Even if you have the API to see current physical memory usage, that's not enough to choose an ideal cache size. That would depend on your typical and future workloads for both the program and the machine (and the overall system of all clients running this program + the server(s) they're querying), the platform's caching behavior, whether the system should be tuned for throughput or latency, and so on. In a tight memory situation, you're going to be competing for memory with other opportunistic caches, including the OS's disk cache. On the one hand, you want to be exerting some pressure on them, to force out other low-value data. On the other hand, if you get greedy while there's plenty of memory, you're going to be affecting the behavior of other adaptive caches.
And with speculative caching/prefetching, the LRU value function is odd: you will (hopefully) fetch the most-likely-to-be-called data first, and less-likely data later, so the LRU data in your prefetch cache may be less valuable than older data. This could lead to perverse behavior in the systemwide set of caches by artificially "heating up" less commonly used data.
It seems unlikely that your program would be able to make a cache size choice better than a simple fixed size, perhaps scaled based on the size of overall physical memory on the machine.

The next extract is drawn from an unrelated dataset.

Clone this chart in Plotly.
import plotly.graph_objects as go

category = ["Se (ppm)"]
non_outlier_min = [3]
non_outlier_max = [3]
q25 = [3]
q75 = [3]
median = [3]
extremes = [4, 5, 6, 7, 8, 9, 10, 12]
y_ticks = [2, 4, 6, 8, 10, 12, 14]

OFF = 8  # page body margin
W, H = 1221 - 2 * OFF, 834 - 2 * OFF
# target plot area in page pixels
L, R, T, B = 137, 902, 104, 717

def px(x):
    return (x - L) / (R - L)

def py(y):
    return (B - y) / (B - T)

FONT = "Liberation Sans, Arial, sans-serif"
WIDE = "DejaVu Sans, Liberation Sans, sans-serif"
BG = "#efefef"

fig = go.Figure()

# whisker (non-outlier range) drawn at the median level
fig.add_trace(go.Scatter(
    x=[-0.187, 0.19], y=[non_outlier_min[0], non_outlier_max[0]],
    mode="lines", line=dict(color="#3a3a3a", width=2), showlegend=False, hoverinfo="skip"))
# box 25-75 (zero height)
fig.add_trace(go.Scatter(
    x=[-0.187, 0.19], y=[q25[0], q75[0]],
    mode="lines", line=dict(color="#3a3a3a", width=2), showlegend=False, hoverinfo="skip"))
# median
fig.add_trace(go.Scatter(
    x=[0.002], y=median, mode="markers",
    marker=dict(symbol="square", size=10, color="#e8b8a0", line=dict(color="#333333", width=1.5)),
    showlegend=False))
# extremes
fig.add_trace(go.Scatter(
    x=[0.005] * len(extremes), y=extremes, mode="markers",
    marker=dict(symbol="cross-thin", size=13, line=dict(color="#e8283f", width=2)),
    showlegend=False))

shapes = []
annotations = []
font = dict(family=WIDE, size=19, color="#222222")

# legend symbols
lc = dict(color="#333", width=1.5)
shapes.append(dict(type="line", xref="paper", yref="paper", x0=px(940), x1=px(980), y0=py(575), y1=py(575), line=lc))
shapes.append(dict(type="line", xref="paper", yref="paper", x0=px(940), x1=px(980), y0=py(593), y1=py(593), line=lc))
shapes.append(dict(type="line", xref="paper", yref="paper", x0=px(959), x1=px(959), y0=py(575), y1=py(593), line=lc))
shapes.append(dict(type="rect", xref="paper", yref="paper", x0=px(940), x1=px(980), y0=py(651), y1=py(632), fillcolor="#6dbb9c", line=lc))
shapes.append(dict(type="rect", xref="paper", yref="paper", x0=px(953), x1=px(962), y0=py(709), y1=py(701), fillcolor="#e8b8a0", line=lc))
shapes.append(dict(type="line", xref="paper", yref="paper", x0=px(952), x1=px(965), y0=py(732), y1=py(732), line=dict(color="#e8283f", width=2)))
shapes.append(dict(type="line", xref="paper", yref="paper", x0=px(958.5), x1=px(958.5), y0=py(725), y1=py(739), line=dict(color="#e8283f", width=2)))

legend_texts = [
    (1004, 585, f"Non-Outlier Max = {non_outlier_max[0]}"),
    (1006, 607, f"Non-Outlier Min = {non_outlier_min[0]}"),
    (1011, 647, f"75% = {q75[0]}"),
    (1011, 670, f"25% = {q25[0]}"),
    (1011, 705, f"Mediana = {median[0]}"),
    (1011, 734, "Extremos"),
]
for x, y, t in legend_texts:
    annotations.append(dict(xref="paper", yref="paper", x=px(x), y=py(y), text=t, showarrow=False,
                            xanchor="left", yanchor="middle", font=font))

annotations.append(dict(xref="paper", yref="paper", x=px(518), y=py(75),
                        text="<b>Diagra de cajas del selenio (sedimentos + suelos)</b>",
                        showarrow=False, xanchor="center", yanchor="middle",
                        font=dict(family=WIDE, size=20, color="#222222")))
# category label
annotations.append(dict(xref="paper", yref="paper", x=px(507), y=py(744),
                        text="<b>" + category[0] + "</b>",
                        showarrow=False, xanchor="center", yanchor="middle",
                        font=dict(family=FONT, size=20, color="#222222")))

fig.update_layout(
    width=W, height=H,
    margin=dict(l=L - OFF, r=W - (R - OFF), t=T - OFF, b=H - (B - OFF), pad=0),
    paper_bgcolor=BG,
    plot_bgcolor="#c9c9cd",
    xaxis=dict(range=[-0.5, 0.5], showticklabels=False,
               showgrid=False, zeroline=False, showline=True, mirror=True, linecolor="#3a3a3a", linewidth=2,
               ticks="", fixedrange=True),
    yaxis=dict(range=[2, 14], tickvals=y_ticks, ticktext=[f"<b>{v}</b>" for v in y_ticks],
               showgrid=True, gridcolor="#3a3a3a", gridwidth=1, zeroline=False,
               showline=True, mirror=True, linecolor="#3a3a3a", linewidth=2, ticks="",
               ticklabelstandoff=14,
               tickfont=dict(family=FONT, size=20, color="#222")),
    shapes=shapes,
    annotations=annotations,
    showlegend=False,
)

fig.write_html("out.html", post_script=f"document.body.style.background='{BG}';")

And there's very little chance it could beat a sysadmin who knows the machine's typical workload and its performance goals.
Using an adaptive cache sizing strategy means that your program's resource usage is going to be both variable and unpredictable. (With respect to both memory and the I/O and server requests used to populate that prefetch cache.) For a lot of server situations, that's not good. (Especially in HPC or DB servers, which this sounds like it might be for, or a high-utilization/high-throughput environment.) Consistency, configurability, and availability are often more important than maximum resource utilization. And locality of reference tends to fall off quickly, so you're likely getting very diminishing returns with larger cache sizes. If this is going to be used server-side, at least leave the option for explicit control of cache sizes, and probably make that the default, if not only, option.

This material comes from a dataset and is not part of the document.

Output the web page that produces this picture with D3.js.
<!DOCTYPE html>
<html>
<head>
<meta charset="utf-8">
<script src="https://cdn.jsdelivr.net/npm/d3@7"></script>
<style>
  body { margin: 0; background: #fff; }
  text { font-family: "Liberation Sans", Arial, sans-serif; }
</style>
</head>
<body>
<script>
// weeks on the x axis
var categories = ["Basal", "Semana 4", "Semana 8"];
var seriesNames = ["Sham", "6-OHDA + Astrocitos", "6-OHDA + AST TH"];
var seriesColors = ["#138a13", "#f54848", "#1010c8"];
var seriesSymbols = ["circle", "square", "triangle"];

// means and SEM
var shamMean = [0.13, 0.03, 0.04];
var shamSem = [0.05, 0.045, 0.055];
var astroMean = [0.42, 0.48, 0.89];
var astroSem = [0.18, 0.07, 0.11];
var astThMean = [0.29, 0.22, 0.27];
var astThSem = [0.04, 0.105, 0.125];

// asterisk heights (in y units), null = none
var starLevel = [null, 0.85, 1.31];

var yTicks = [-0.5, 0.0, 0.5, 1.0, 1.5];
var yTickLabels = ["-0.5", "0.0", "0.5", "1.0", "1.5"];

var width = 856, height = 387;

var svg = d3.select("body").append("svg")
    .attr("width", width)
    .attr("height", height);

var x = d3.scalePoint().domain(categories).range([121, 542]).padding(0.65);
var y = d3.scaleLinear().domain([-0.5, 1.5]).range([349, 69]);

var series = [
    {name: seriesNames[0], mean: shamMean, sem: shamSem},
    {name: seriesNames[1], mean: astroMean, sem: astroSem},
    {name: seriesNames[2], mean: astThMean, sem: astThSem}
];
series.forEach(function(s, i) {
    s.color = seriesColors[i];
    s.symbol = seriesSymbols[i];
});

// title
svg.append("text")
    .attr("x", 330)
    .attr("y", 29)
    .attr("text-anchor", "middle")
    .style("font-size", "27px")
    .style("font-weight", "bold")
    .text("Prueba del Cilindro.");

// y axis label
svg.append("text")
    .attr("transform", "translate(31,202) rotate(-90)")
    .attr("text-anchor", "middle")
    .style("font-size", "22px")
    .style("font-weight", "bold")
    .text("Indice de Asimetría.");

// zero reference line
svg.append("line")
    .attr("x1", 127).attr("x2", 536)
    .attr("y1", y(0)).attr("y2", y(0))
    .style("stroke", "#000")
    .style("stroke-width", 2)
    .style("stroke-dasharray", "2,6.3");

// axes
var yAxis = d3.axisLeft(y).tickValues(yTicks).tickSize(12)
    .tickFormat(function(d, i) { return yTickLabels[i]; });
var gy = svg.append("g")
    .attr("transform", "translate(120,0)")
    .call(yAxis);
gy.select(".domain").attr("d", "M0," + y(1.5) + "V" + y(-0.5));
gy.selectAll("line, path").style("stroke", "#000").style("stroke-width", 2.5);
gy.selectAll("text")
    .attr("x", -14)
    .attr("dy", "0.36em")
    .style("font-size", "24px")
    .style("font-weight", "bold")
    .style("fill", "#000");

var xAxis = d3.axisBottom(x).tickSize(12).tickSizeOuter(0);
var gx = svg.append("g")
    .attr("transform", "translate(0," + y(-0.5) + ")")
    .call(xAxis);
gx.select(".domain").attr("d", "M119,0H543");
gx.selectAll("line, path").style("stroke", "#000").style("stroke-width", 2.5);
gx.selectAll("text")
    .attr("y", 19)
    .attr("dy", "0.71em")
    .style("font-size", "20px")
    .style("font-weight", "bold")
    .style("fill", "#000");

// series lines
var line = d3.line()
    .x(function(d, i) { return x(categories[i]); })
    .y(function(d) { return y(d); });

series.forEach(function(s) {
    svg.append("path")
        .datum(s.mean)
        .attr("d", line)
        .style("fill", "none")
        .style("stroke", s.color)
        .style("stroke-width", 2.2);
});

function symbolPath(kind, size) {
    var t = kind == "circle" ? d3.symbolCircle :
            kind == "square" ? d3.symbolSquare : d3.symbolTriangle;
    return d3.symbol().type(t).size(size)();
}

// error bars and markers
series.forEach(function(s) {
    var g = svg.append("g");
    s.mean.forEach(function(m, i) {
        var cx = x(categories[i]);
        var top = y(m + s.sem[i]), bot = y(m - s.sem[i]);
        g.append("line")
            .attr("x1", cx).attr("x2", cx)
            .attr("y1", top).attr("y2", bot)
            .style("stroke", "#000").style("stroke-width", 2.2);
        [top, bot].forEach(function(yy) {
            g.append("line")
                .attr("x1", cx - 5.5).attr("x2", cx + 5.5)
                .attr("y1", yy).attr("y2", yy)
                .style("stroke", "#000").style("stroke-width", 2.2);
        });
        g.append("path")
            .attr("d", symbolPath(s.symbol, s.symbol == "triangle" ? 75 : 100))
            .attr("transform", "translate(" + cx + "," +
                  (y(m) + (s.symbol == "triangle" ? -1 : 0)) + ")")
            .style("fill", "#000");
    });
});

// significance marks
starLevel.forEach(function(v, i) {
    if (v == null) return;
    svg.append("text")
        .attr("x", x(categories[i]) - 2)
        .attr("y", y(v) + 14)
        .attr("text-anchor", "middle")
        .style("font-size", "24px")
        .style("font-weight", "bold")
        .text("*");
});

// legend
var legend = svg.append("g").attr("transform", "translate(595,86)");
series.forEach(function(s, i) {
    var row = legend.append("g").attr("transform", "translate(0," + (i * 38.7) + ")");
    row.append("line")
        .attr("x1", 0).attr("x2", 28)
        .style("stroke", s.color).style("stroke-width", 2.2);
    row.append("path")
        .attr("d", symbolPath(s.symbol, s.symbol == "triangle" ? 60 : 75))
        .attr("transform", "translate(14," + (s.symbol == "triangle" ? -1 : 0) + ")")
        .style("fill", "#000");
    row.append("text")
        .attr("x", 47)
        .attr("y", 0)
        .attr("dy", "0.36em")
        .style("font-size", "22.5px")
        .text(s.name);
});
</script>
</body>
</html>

There is a way: it is called virtual memory (vm). All three operating systems listed will use virtual memory (vm), unless there is no hardware support (which may be true in embedded systems). So I will assume that vm support is present.
Here is a quote from the architecture notes of the Varnish project:
The really short answer is that computers do not have two kinds of storage any more.

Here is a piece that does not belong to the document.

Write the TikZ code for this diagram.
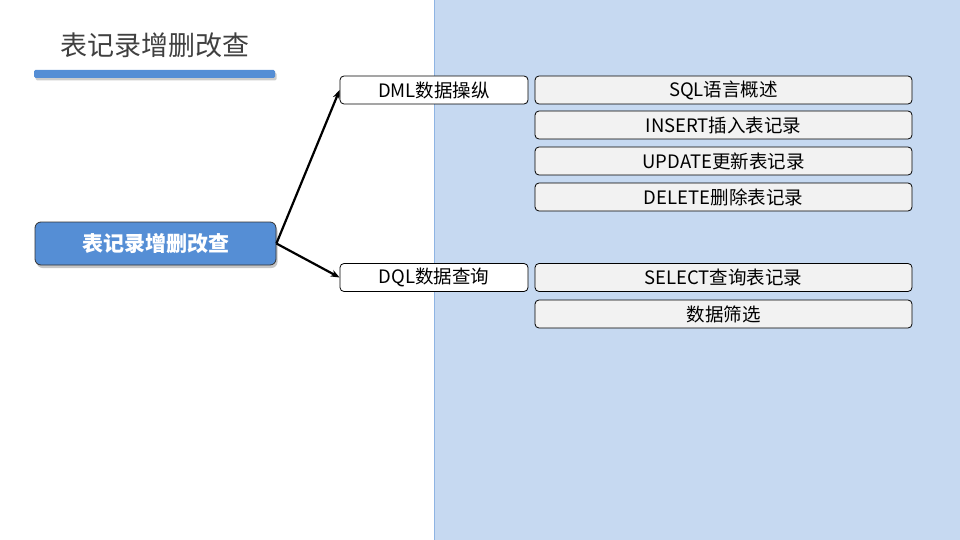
\documentclass[tikz,border=0pt]{standalone}
\usepackage{fontspec}
\setmainfont{Noto Sans CJK SC}
\usetikzlibrary{arrows.meta,shadows}

\definecolor{panelfill}{HTML}{C6D9F1}
\definecolor{paneldraw}{HTML}{8EB4E3}
\definecolor{mainblue}{HTML}{558ED5}
\definecolor{boxgray}{HTML}{F2F2F2}
\definecolor{titlegray}{HTML}{404040}

\tikzstyle{every node}=[font=\fontsize{18.5pt}{22pt}\selectfont]
\tikzstyle{topicbox}=[draw=black, line width=0.8pt, fill=white, rounded corners=4pt, minimum width=188pt, minimum height=28pt, inner sep=0pt]
\tikzstyle{itembox}=[draw=black, line width=0.8pt, fill=boxgray, rounded corners=4pt, minimum width=377pt, minimum height=28pt, inner sep=0pt]

\begin{document}
\begin{tikzpicture}[x=1pt, y=-1pt]
	            \useasboundingbox (0,0) rectangle (960,540);

	            % Pozadí vpravo
	            \draw[paneldraw, fill=panelfill] (434.5,-1) rectangle (961,540.5);

	            % Nadpis a pruh
	            \node[titlegray, font=\fontsize{27pt}{32pt}\selectfont] (title) at (155,45) {表记录增删改查};
	            \fill[mainblue, rounded corners=1.5pt, drop shadow={shadow xshift=1.5pt, shadow yshift=-2.5pt, opacity=0.4}] (34,70) rectangle (275,78);

	            % Hlavní uzel
	            \node[draw=black!80, line width=0.8pt, fill=mainblue, text=white, rounded corners=6pt, minimum width=241pt, minimum height=43pt,
	                  font=\fontsize{21pt}{25pt}\selectfont\bfseries, drop shadow={shadow xshift=1.5pt, shadow yshift=-3pt, opacity=0.45}]
	                  (main) at (155.5,243.5) {表记录增删改查};

	            % DML větev
	            \node[topicbox] (dml) at (434,90) {DML数据操纵};
	            \node[itembox] (sql) at (723.5,90) {SQL语言概述};
	            \node[itembox] (insert) at (723.5,125) {INSERT插入表记录};
	            \node[itembox] (update) at (723.5,161) {UPDATE更新表记录};
	            \node[itembox] (delete) at (723.5,197) {DELETE删除表记录};

	            % DQL větev
	            \node[topicbox] (dql) at (434,277.5) {DQL数据查询};
	            \node[itembox] (select) at (723.5,277.5) {SELECT查询表记录};
	            \node[itembox] (filter) at (723.5,314) {数据筛选};

	            % Šipky
	            \draw[-{Stealth[length=9pt, width=7pt]}, line width=2.2pt] (main.east) -- (dml.west);
	            \draw[-{Stealth[length=9pt, width=7pt]}, line width=2.2pt] (main.east) -- (dql.west);
	        \end{tikzpicture}
\end{document}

I would suggest you read the full text here: http://www.varnish-cache.org/trac/wiki/ArchitectNotes
It is a good read, and I believe will answer your question.
You could attempt to allocate some large-ish block of memory then check for a memory allocation exception. If the exception occurs, dump data. The problem is, this will only work when all system memory (or process limit) is reached. This means your application is likely to start swapping.
try {
char *buf = new char[10 * 1024 * 1024]; // 10 megabytes
free(buf);
} catch (const std::bad_alloc &) {
// Memory allocation failed - clean up old buffers
}
The problems with this approach are:
Running out of system memory can be dangerous and cause random applications to be shut down
Better memory management might be a better solution. If there is data that can be freed, why has it not already been freed? Is there a periodic process you could run to clean up unneeded data?